The production was a scrappy, high-wire act. Apparently, Denis Lavant did all his own stunts, including the grueling parkour-esque movements of the "Merde" character (the flower-eating caveman), and he actually injured himself quite a bit during the graveyard sequence. You can feel that physical risk. It’s a "passion project" in the truest sense; a film made because the director might have actually exploded if he didn’t get these images out of his head.

The Beauty of the Weird

It’s not all high-concept art-house brooding, though. There is a strange, pop-culture magnetism to the casting. Seeing Eva Mendes as a kidnapped supermodel ("Kay M") who remains totally stoic while being dragged into a subterranean lair is a fantastic subversion of her "Bond Girl" era persona. And Kylie Minogue? Her segment as a woman named Eva Grace, singing a haunting song in a derelict department store, is enough to make a grown man weep into his popcorn.

Scene from Holy Motors

If you need your movies to make logical sense, this will be your personal cinematic hell. But if you’re willing to let a film wash over you like a weird, beautiful tide, it’s transformative. It’s a drama that finds its stakes in the simple question of whether the protagonist can keep going for one more "appointment."

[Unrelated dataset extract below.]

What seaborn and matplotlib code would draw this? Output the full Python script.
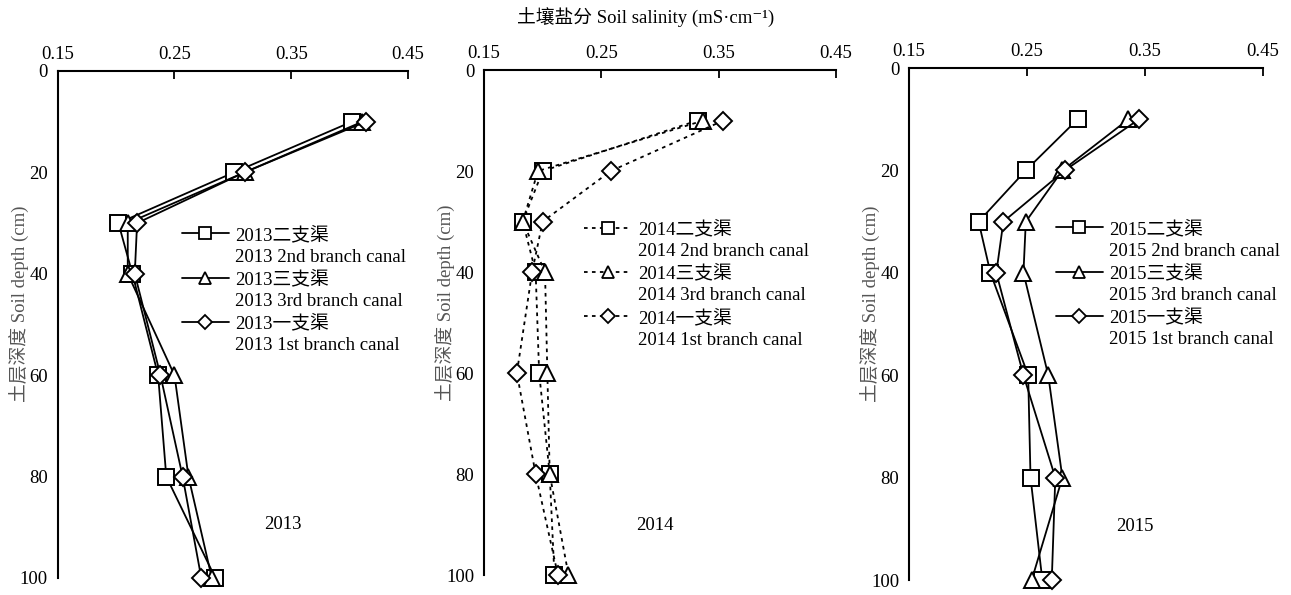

Looking back from the 2020s, Holy Motors feels even more prescient. In an age of TikTok personas and the "curated self," we are all Mr. Oscar now, switching between identities for an audience we can't see, hoping that someone, somewhere, is still shouting "Action!"

9.5 /10

Masterpiece

This is a vibrant, chaotic, and deeply moving eulogy for a type of cinema that barely exists anymore. It’s the kind of movie that makes you want to go out and do something creative, even if that something is just playing the accordion in a grocery store. It’s a reminder that even when the budget is tight and the cameras are digital, a singular vision can still make the screen feel infinite.

***

Stuff You Didn't Notice: The film’s opening features Leos Carax himself waking up and using a prosthetic finger-key to enter a movie theater through his bedroom wall—a literal manifestation of his "dream-like" approach to filmmaking. Also, the budget was so tight that many of the "limo" interiors were actually filmed in a stationary mock-up because driving a stretch limo through the narrow streets of Paris for weeks on end was financially and logistically impossible. Finally, the talking cars at the very end were a late addition; Carax felt the machines deserved their own "wrap party" after a century of serving human stories.